The interviews are revealing for students, who often ask their subjects questions that expose many of their own personal thoughts and fears. “Do you ever mess up?” “Are you ever afraid?” and “Did you ever want to give up?” are common questions – along with the ever-present “How much do you make?” said Jason Manion, outreach manager with the Roadtrip Nation Experience.

“A lot of the students we find are thinking about going into the theater or acting or a lot of different occupations that come with a lot of pressures, and they have people saying, ‘You’ll never make it doing that,’ or ‘You’re not good enough,’” Manion said. “We find so many students use this not only to figure out their career, but how to ask those questions like, ‘How do you overcome risk?’”

Diana Flores, an 18-year-old senior at Bowman High School, said the class taught her a lot about overcoming failure, standing up for herself and helping her figure out her interests.

“It made me realize I shouldn’t fear anything and that I just needed to take action and step it up,” she said. “I learned to do things on my own and not be afraid to think.”

A shy student, Flores said the interview – of a woman in the fashion industry – was difficult for her. “I’ve never done it before,” she said.

After the interview, she realized it wasn’t so hard and it gave her confidence when dealing with other adults, whether she’s asking for information on financial aid programs or how to select classes when she goes to College of the Canyons in the fall.

“I’m not afraid to communicate any more, or ask questions,” Flores said. “I just learned not to stay quiet.”

In fact, the Roadtrip Nation Experience earned high marks for promoting just those types of skills in a 2012 study of the program by the Educational Policy Improvement Center in Oregon. The center is founded by David Conley, an expert in promoting college and career readiness skills in students; these skills have gained an increased focus in California and nationally under the new Common Core State Standards being implemented in California schools.

The Roadtrip Nation program had a positive impact on students’ self-efficacy, problem solving and critical thinking skills, said the study of students who participated in the program at three San Jose Unified School District PLUS Academy campuses. Further, the use of “word play, analogy and real-world connections” helped students master core academic content, the study said, and participants were more likely to feel that what they were learning in school was important for their futures, compared with students who did not participate in the program.

Roadtrip Nation students also posted higher grade point averages than those who weren’t in the program, the study found. The GPAs of program participants increased from an average of 2.35 to 2.75 by the end of the school year, compared with 2.6 for other students, the study said – an interesting finding given that the program does not focus on academic achievement.

“The Roadtrip Nation Experience does, however, focus squarely on the behaviors, attitudes and strategies – termed ‘noncognitive’ factors by educational researchers – that hold a direct positive relationship to students’ concurrent and future outcomes,” the study said.

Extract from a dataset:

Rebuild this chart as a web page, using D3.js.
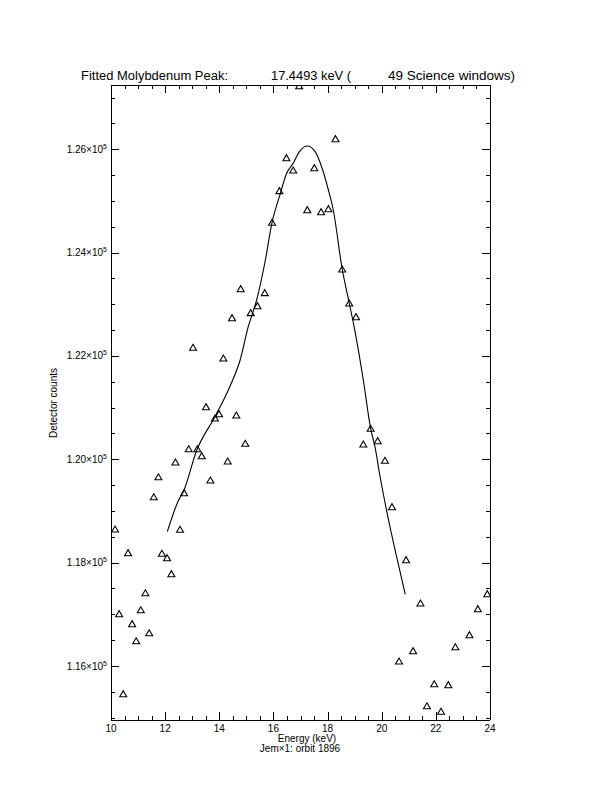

The self-reflection and critical thinking skills align well with the Common Core, said Robin Geissler, principal of Bowman High School, which has been recognized several times by the California Department of Education as a “model” continuation high school.

The Roadtrip Nation curriculum also spurs important self-evaluation among the students, Rosales said.

“The class does a wonderful job just getting the students to think about themselves, which is difficult for young people who have been kicked out of their schools for academic issues,” he said. “… It makes them value what they have and [see] what they need to do to move forward.”

*Correction: A previous version of this article misstated the dollar amount of the grant from AT&T Aspire.